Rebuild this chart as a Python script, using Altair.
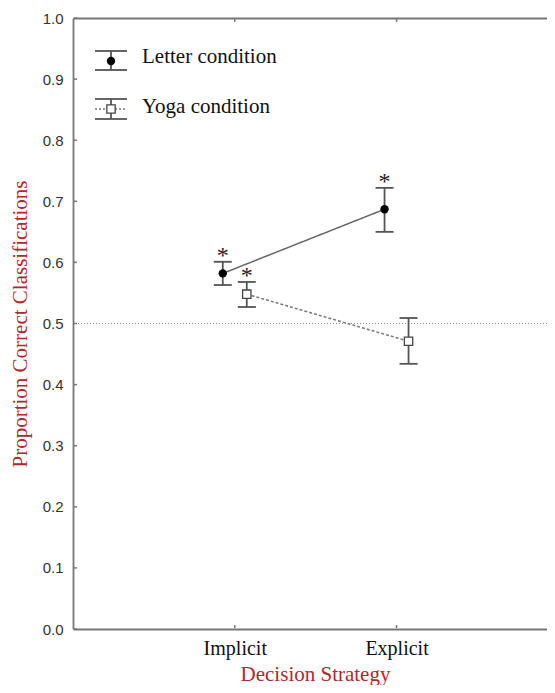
import altair as alt
import pandas as pd

# ---- data ----
strategies = ["Implicit", "Explicit"]
conditions = ["Letter condition", "Yoga condition"]
letter_mean = [0.582, 0.687]
letter_lo = [0.563, 0.650]
letter_hi = [0.601, 0.722]
yoga_mean = [0.548, 0.471]
yoga_lo = [0.527, 0.434]
yoga_hi = [0.568, 0.509]
letter_sig = ["*", "*"]
yoga_sig = ["*", ""]
chance_level = [0.5]
y_ticks = [0.0, 0.1, 0.2, 0.3, 0.4, 0.5, 0.6, 0.7, 0.8, 0.9, 1.0]

positions = list(range(1, len(strategies) + 1))

W, H = 474, 611
SERIF = "Liberation Serif"
SANS = "Liberation Sans"
RED = "#b0282d"
GREY = "#555555"
AXIS_GREY = "#777777"

def frame(mean, lo, hi, sig):
    return pd.DataFrame({"strategy": strategies, "pos": positions,
                         "mean": mean, "lo": lo, "hi": hi, "sig": sig})

letter_df = frame(letter_mean, letter_lo, letter_hi, letter_sig)
yoga_df = frame(yoga_mean, yoga_lo, yoga_hi, yoga_sig)

XMAX = 2.93
xscale = alt.Scale(domain=[0, XMAX], nice=False, zero=False)
yscale = alt.Scale(domain=[y_ticks[0], y_ticks[-1]], nice=False, zero=True)

label_expr = " : ".join(
    [f"datum.value == {p} ? '{s}'" for p, s in zip(positions, strategies)]) + " : ''"

X_main = alt.X("pos:Q", scale=xscale,
               axis=alt.Axis(title="Decision Strategy", values=positions, labelExpr=label_expr,
                             orient="bottom", ticks=False, grid=False, domain=True,
                             domainColor=AXIS_GREY, domainWidth=1.8, labelAngle=0,
                             labelFont=SERIF, labelFontSize=20, labelColor="#111111",
                             labelPadding=9, labelFlush=False, labelOverlap=False,
                             titleFont=SERIF, titleFontSize=21,
                             titleFontWeight="normal", titleColor=RED,
                             titleBaseline="alphabetic", titleY=51,
                             titleX=242))
X_top = alt.X("pos:Q", scale=xscale,
              axis=alt.Axis(title=None, orient="top", values=positions, labels=False,
                            ticks=False, grid=False, domain=True,
                            domainColor=AXIS_GREY, domainWidth=1.8))
Y_main = alt.Y("mean:Q", scale=yscale,
               axis=alt.Axis(title="Proportion Correct Classifications", values=y_ticks,
                             format=".1f", ticks=False, grid=False, domain=True,
                             domainColor=AXIS_GREY, domainWidth=1.8,
                             labelFont=SANS, labelFontSize=15, labelColor="#333333",
                             labelPadding=10, labelFlush=False, labelOverlap=False,
                             titleFont=SERIF, titleFontSize=21,
                             titleFontWeight="normal", titleColor=RED, titlePadding=12))

def xq():
    return alt.X("pos:Q", scale=xscale)

def series_layers(df, off, solid, filled_shape):
    base = alt.Chart(df)
    line = base.mark_line(
        xOffset=off, color="#666666" if solid else "#777777", strokeWidth=1.5,
        strokeDash=[1, 0] if solid else [3, 2]
    ).encode(x=xq(), y=alt.Y("mean:Q", scale=yscale))
    bar = base.mark_rule(xOffset=off, color=GREY, strokeWidth=1.8).encode(
        x=xq(), y=alt.Y("lo:Q", scale=yscale), y2="hi:Q")
    # caps drawn as horizontal rules centred on the dodged position
    cap_lo = base.mark_rule(color=GREY, strokeWidth=1.8, xOffset=off - 9, x2Offset=off + 9).encode(
        x=xq(), x2="pos:Q", y=alt.Y("lo:Q", scale=yscale))
    cap_hi = base.mark_rule(color=GREY, strokeWidth=1.8, xOffset=off - 9, x2Offset=off + 9).encode(
        x=xq(), x2="pos:Q", y=alt.Y("hi:Q", scale=yscale))
    if filled_shape:
        pt = base.mark_point(xOffset=off, shape="circle", filled=True, color="#000000",
                             size=70, opacity=1).encode(x=xq(), y=alt.Y("mean:Q", scale=yscale))
    else:
        pt = base.mark_point(xOffset=off, shape="square", filled=True, fill="#ffffff",
                             stroke="#444444", strokeWidth=1.3, size=70, opacity=1).encode(
            x=xq(), y=alt.Y("mean:Q", scale=yscale))
    star = base.mark_text(xOffset=off, font=SERIF, fontSize=24, color="#222222",
                          baseline="alphabetic", dy=1).encode(
        x=xq(), y=alt.Y("hi:Q", scale=yscale), text="sig:N")
    return [line, bar, cap_lo, cap_hi, pt, star]

# axes carrier
axes_layer = alt.Chart(letter_df).mark_point(opacity=0).encode(x=X_main, y=Y_main)

chance = alt.Chart(pd.DataFrame({"y": chance_level})).mark_rule(
    color="#888888", strokeDash=[1, 2], strokeWidth=1).encode(y=alt.Y("y:Q", scale=yscale))

# small inward ticks
tick_df = pd.DataFrame({"t": y_ticks})
ytick = alt.Chart(tick_df).mark_rule(color=AXIS_GREY, strokeWidth=1.5).encode(
    y=alt.Y("t:Q", scale=yscale), x=alt.value(1), x2=alt.value(4))
sdf = pd.DataFrame({"pos": positions})
xtick_b = alt.Chart(sdf).mark_rule(color=AXIS_GREY, strokeWidth=1.5).encode(
    x=xq(), y=alt.value(H - 1), y2=alt.value(H - 4))
xtick_t = alt.Chart(sdf).mark_rule(color=AXIS_GREY, strokeWidth=1.5).encode(
    x=xq(), y=alt.value(1), y2=alt.value(4))

# manual legend
def legend_rows(label, ytop, ybot, ymid, ytext, filled_shape):
    d = pd.DataFrame({"label": [label]})
    b = alt.Chart(d)
    layers = [
        b.mark_rule(color=GREY, strokeWidth=1.8).encode(x=alt.value(22), x2=alt.value(54), y=alt.value(ytop)),
        b.mark_rule(color=GREY, strokeWidth=1.8).encode(x=alt.value(22), x2=alt.value(54), y=alt.value(ybot)),
        b.mark_rule(color=GREY, strokeWidth=1.8).encode(x=alt.value(38), y=alt.value(ytop), y2=alt.value(ybot)),
    ]
    if filled_shape:
        layers.append(b.mark_point(shape="circle", filled=True, color="#000000", size=70, opacity=1)
                      .encode(x=alt.value(38), y=alt.value(ymid)))
    else:
        layers.append(b.mark_rule(color="#777777", strokeWidth=1.3, strokeDash=[2, 2])
                      .encode(x=alt.value(22), x2=alt.value(54), y=alt.value(ymid)))
        layers.append(b.mark_point(shape="square", filled=True, fill="#ffffff", stroke="#444444",
                                   strokeWidth=1.3, size=70, opacity=1)
                      .encode(x=alt.value(38), y=alt.value(ymid)))
    layers.append(b.mark_text(font=SERIF, fontSize=21, color="#111111", align="left",
                              baseline="alphabetic").encode(
        x=alt.value(69), y=alt.value(ytext), text="label:N"))
    return layers

layers = [axes_layer, chance, ytick, xtick_b, xtick_t]
layers += series_layers(letter_df, -12, True, True)
layers += series_layers(yoga_df, 12, False, False)
layers += legend_rows(conditions[0], 33, 52, 43, 45, True)
layers += legend_rows(conditions[1], 81, 101, 91, 95, False)

inner = alt.layer(*layers)
# top frame line: a second, label-less x axis on top
top_axis = alt.Chart(sdf).mark_rule(opacity=0).encode(x=X_top)

chart = alt.layer(inner, top_axis).resolve_axis(x="independent").properties(
    width=W, height=H,
    autosize=alt.AutoSizeParams(type="none"),
    padding={"left": 65, "top": 10, "right": 0, "bottom": 56},
).configure_view(stroke=None).configure_axis(grid=False)

chart.save("out.html", embed_options={"renderer": "svg", "actions": False})
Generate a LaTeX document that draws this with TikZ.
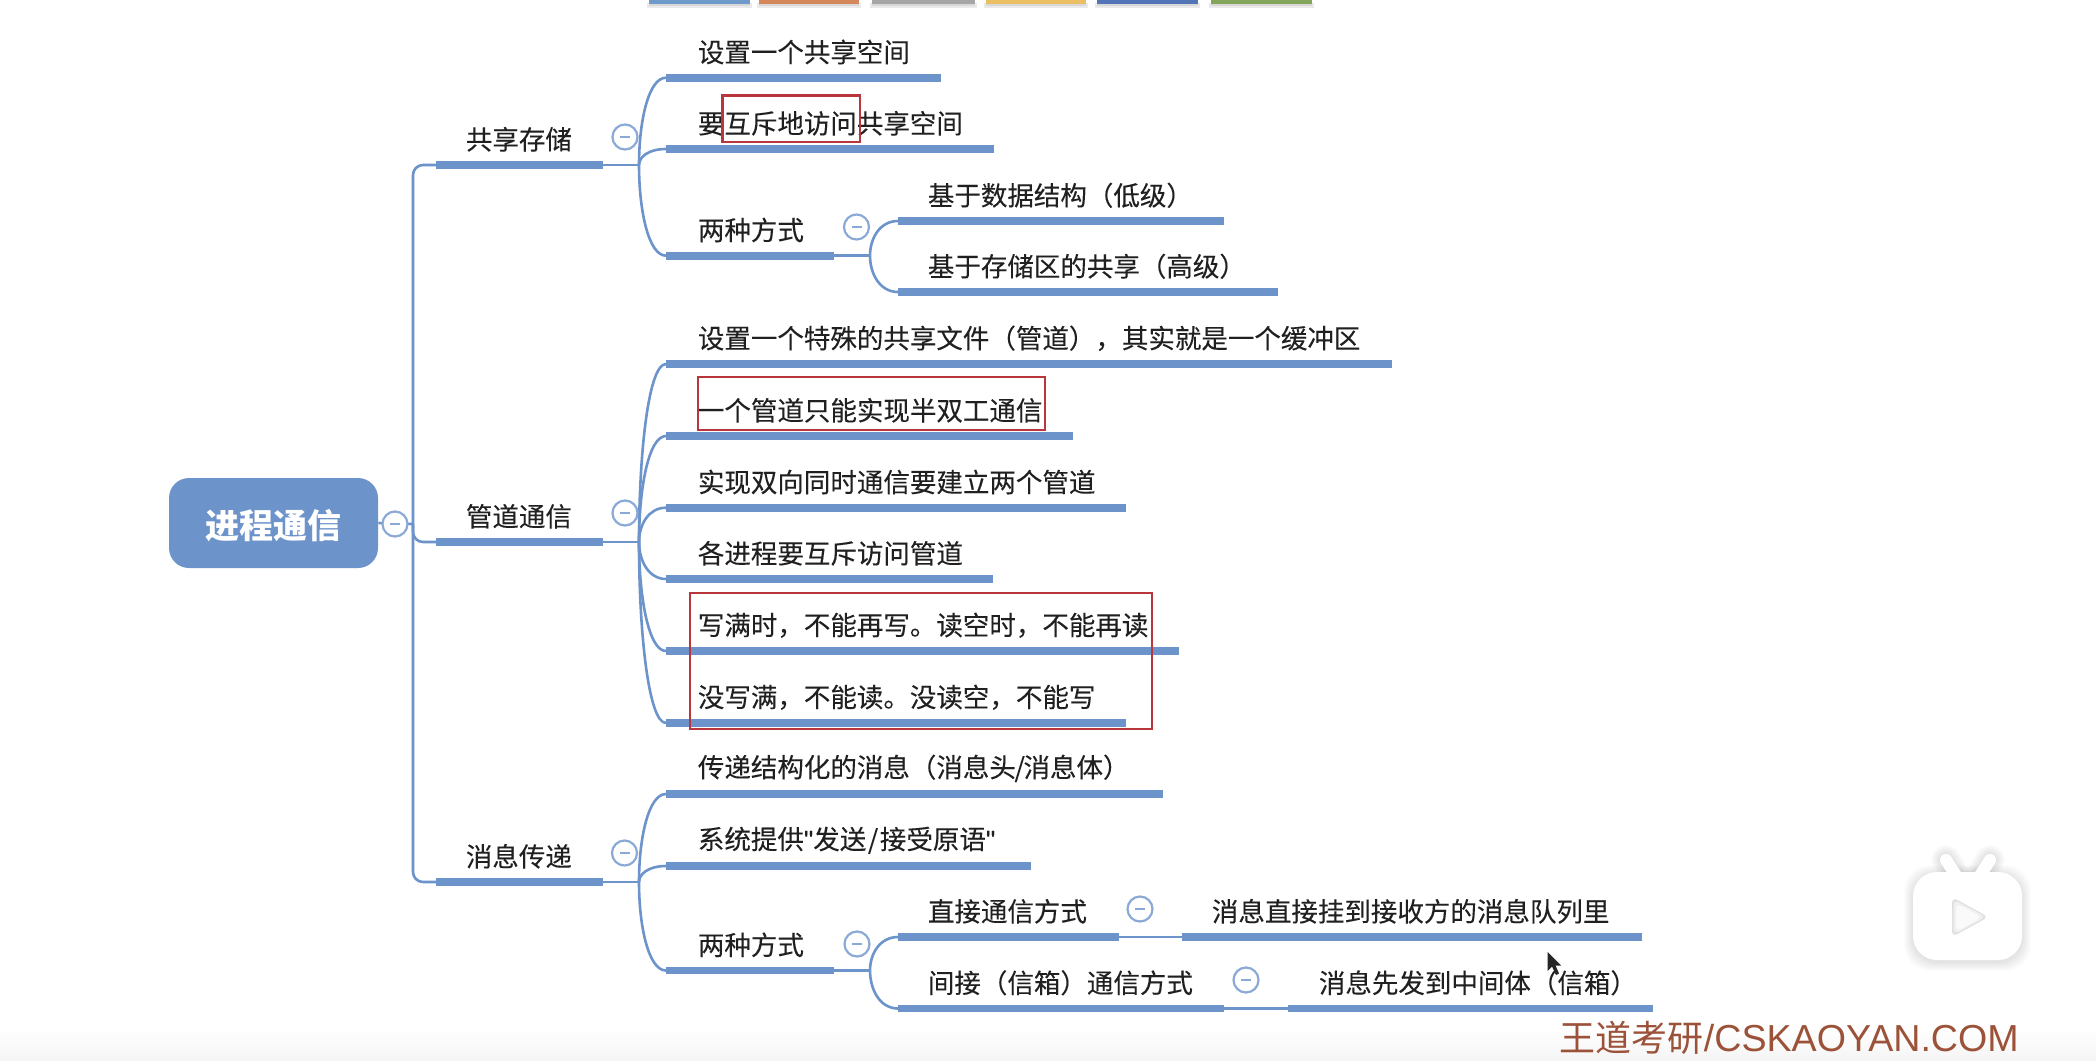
\documentclass[tikz,border=0pt]{standalone}
\usepackage{fontspec}
\setmainfont{Noto Sans CJK SC}
\newfontfamily\labelfont[FakeBold=0.12]{Noto Sans CJK SC}
\newfontfamily\latinfont{Liberation Sans}
\newfontfamily\labellatin[FakeBold=0.12]{Liberation Sans}
\usetikzlibrary{calc}
\definecolor{mapblue}{HTML}{6D93CB}
\definecolor{ringblue}{HTML}{8AA9D6}
\definecolor{markred}{HTML}{B9363C}
\definecolor{inkc}{HTML}{202020}
\definecolor{wmark}{HTML}{9C5238}
\tikzset{
  barline/.style={draw=mapblue,line width=3.9pt},
  link/.style={draw=mapblue,line width=1.3pt},
  topic/.style={anchor=west,inner sep=0pt,text=inkc,font=\labelfont\fontsize{13.25pt}{15pt}\selectfont},
  ring/.style={circle,draw=ringblue,fill=white,line width=1.1pt,minimum size=12.5pt,inner sep=0pt},
  markbox/.style={draw=markred,line width=1.4pt},
  stripshade/.style={fill=gray,opacity=.16},
}
% name, bar start, bar end, bar y, text x, text
\newcommand{\topicbar}[6]{%
  \coordinate (#1-l) at (#2,#4);
  \coordinate (#1-r) at (#3,#4);
  \draw[barline] (#1-l) -- (#1-r);
  \node[topic] (#1) at (#5-0.5,#4-25.7) {#6};
}
% junction, target bar
\newcommand{\branch}[2]{%
  \draw[link] (#1) .. controls ($(#1 |- #2-l)!0.5!(#1)$) and ($(#1 |- #2-l)!0.35!(#2-l)$) .. (#2-l);
}
\newcommand{\foldmark}[2]{%
  \node[ring] (#1) at (#2) {};
  \draw[draw=ringblue,line width=0.8pt] ($(#1)+(-5,0)$) -- ($(#1)+(5,0)$);
}
\begin{document}
\begin{tikzpicture}[x=0.5pt,y=-0.5pt]
\useasboundingbox (0,0) rectangle (2096,1060);
\fill[white] (0,0) rectangle (2096,1060);
\shade[top color=white,bottom color=black!4] (0,1028) rectangle (2096,1060);

% colour strip at the top edge
\foreach \xa/\xb/\c in {649/750/6F9BCB,759/859/D4875A,872/975/A6A6A6,986/1086/EBBF63,1097/1198/5474B8,1211/1312/84A55B}{
  \definecolor{stripc}{HTML}{\c}
  \fill[stripshade] (\xa-2,3) rectangle (\xb+2,8);
  \fill[stripshade] (\xa,3) rectangle (\xb,5.5);
  \fill[stripc] (\xa,0) rectangle (\xb,3.5);
}

% root
\node[fill=mapblue,rounded corners=10pt,minimum width=104.5pt,minimum height=45pt,inner sep=0pt,text=white,text height=20pt,text depth=4.4pt,font=\fontsize{17pt}{20pt}\selectfont\bfseries] (root) at (273.5,523) {进程通信};
\coordinate (rootj) at (413,524);

% first level
\topicbar{shm}{436}{603}{165}{466}{共享存储}
\topicbar{pipe}{436}{603}{542}{466}{管道通信}
\topicbar{msg}{436}{603}{882}{466}{消息传递}

% shared memory
\topicbar{s1}{666}{941}{77.7}{698}{设置一个共享空间}
\topicbar{s2}{666}{994}{149}{698}{要互斥地访问共享空间}
\topicbar{s3}{666}{834}{255.7}{698}{两种方式}
\topicbar{s31}{898}{1224}{221}{928}{基于数据结构（低级）}
\topicbar{s32}{898}{1278}{292}{928}{基于存储区的共享（高级）}

% pipe
\topicbar{p1}{666}{1391.5}{364}{698}{设置一个特殊的共享文件（管道），其实就是一个缓冲区}
\topicbar{p2}{666}{1073}{436}{698}{一个管道只能实现半双工通信}
\topicbar{p3}{666}{1125.5}{507.7}{698}{实现双向同时通信要建立两个管道}
\topicbar{p4}{666}{993}{579}{698}{各进程要互斥访问管道}
\topicbar{p5}{666}{1179}{651}{698}{写满时，不能再写。读空时，不能再读}
\topicbar{p6}{666}{1125.5}{723}{698}{没写满，不能读。没读空，不能写}

% message passing
\topicbar{m1}{666}{1163}{794}{698}{传递结构化的消息（消息头\kern-0.7pt/\kern-0.7pt 消息体）}
\topicbar{m2}{666}{1030.6}{866}{698}{系统提供{\labellatin "}发送\kern0.8pt/\kern0.8pt 接受原语{\labellatin "}}
\topicbar{m3}{666}{834}{970.5}{698}{两种方式}
\topicbar{m31}{898}{1119}{937}{928}{直接通信方式}
\topicbar{m311}{1182}{1641.5}{937}{1212}{消息直接挂到接收方的消息队列里}
\topicbar{m32}{898}{1224}{1008.5}{928}{间接（信箱）通信方式}
\topicbar{m321}{1288}{1653}{1008.5}{1319}{消息先发到中间体（信箱）}

% trunk
\draw[link] (root.east) -- (rootj);
\draw[link,rounded corners=5pt] (rootj) -- (rootj |- shm-l) -- (shm-l);
\draw[link,rounded corners=5pt] (rootj) -- (rootj |- pipe-l) -- (pipe-l);
\draw[link,rounded corners=5pt] (rootj) -- (rootj |- msg-l) -- (msg-l);

% shared memory branches
\coordinate (shmj) at ($(shm-r)+(36,0)$);
\draw[link] (shm-r) -- (shmj);
\branch{shmj}{s1}\branch{shmj}{s2}\branch{shmj}{s3}
\coordinate (s3j) at ($(s3-r)+(36,0)$);
\draw[link] (s3-r) -- (s3j);
\branch{s3j}{s31}\branch{s3j}{s32}

% pipe branches
\coordinate (pipej) at ($(pipe-r)+(36,0)$);
\draw[link] (pipe-r) -- (pipej);
\foreach \t in {p1,p2,p3,p4,p5,p6}{\branch{pipej}{\t}}

% message branches
\coordinate (msgj) at ($(msg-r)+(36,0)$);
\draw[link] (msg-r) -- (msgj);
\branch{msgj}{m1}\branch{msgj}{m2}\branch{msgj}{m3}
\coordinate (m3j) at ($(m3-r)+(36,0)$);
\draw[link] (m3-r) -- (m3j);
\branch{m3j}{m31}\branch{m3j}{m32}
\draw[link] (m31-r) -- (m311-l);
\draw[link] (m32-r) -- (m321-l);

% collapse marks
\foldmark{froot}{395,524}
\foldmark{fshm}{625,137}
\foldmark{fs3}{856.5,227}
\foldmark{fpipe}{625,513}
\foldmark{fmsg}{624.5,853}
\foldmark{fm3}{857,944}
\foldmark{fm31}{1140,909}
\foldmark{fm32}{1246,980}

% red marking boxes
\draw[markbox] (722.6,95.7) rectangle (860,142);
\draw[markbox] (698,377) rectangle (1045,430);
\draw[markbox] (690,593) rectangle (1152,729);

% player badge
\begin{scope}
  \foreach \g in {1,...,9}{
    \fill[black,opacity=.012,rounded corners=13pt] (1913-\g,872-\g+2) rectangle (2022+\g,960+\g+2);
    \draw[black,opacity=.01,line cap=round,line width=6pt+\g*1pt] (1946,860) -- (1957,877);
    \draw[black,opacity=.01,line cap=round,line width=6pt+\g*1pt] (1990,860) -- (1979,877);
  }
  \draw[white,line cap=round,line width=6pt] (1946,860) -- (1957,877);
  \draw[white,line cap=round,line width=6pt] (1990,860) -- (1979,877);
  \fill[white,rounded corners=12pt] (1913,872) rectangle (2022,960);
  \fill[black!12,rounded corners=3pt] (1952,897) -- (1988.5,917) -- (1952,937) -- cycle;
  \fill[black!6,rounded corners=3pt] (1953.5,899.5) -- (1986,917) -- (1953.5,934.5) -- cycle;
  \fill[black!2,rounded corners=3pt] (1956,903) -- (1982,917) -- (1956,932) -- cycle;
\end{scope}

% pointer
\fill[black!85] (1547.5,952) -- (1547.5,971) -- (1552,966.5) -- (1556,975) -- (1559,973.5) -- (1555.5,965.5) -- (1561,965.5) -- cycle;

% watermark
\node[anchor=west,inner sep=0pt,text=wmark,font=\fontsize{18pt}{20pt}\selectfont] (wm) at (1559.5,1038) {王道考研{\latinfont\fontsize{18.8pt}{20pt}\selectfont /CSKAOYAN.COM}};
\end{tikzpicture}
\end{document}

# # #

** EXERCISE **
Identify the lines of the data that contain the word "this". Copy each of them.

** WORKED SOLUTION **
Rebuild this chart as a Python script, using Altair.
Generate a LaTeX document that draws this with TikZ.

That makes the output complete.